Lecturer at PH Graubünden and ETH Zurich

Dennis studied computer science at RWTH Aachen University, and received his PhD from ETH Zurich in 2012. Next to teaching courses at different schools and universities, he is lecturer at both PH Graubünden and ETH Zurich. Besides computer science didactics, his research encompasses different topics in algorithms and complexity theory.

Using Python to Teach Algorithmic Efficiency

Python has become one of the most widely used languages in computer science education, and is in many regards an excellent choice for high school and college level. However, one of the main tasks of sustainable computer science education is to go beyond teaching a programming language, and discuss aspects of “computational thinking". An important example for computational thinking is a proper analysis of how well an algorithm works, how efficient it is. But can we really teach efficiency in an introductory Python class?

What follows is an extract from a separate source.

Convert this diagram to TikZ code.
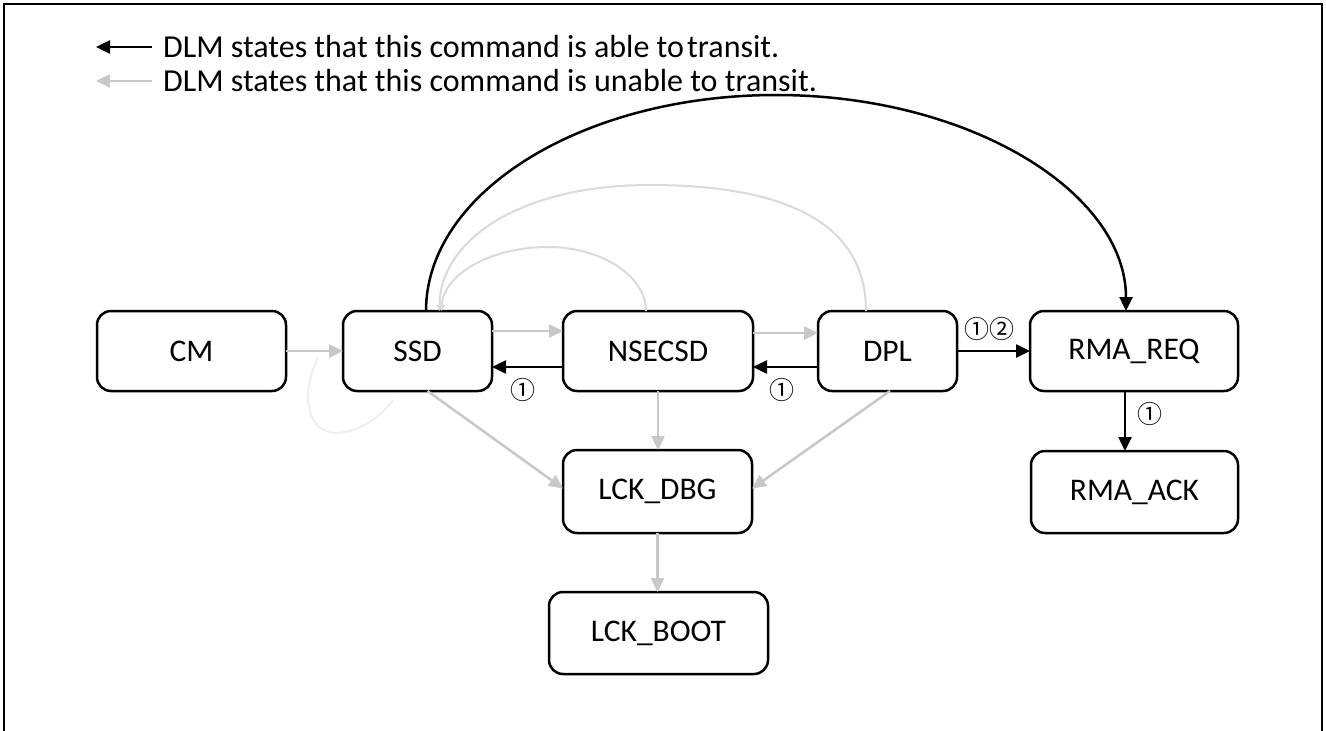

In this workshop, we exemplify how to introduce the notion of time complexity to young students on both an intuitive and sufficiently formal level. Besides hands-on examples that we implement in Python, we want to investigate the theoretical underpinnings that allow us to evaluate and compare different algorithms for the same class of problems.

We assume a background in programming and some basic familiarity with Python.

Participants work on their own notebooks.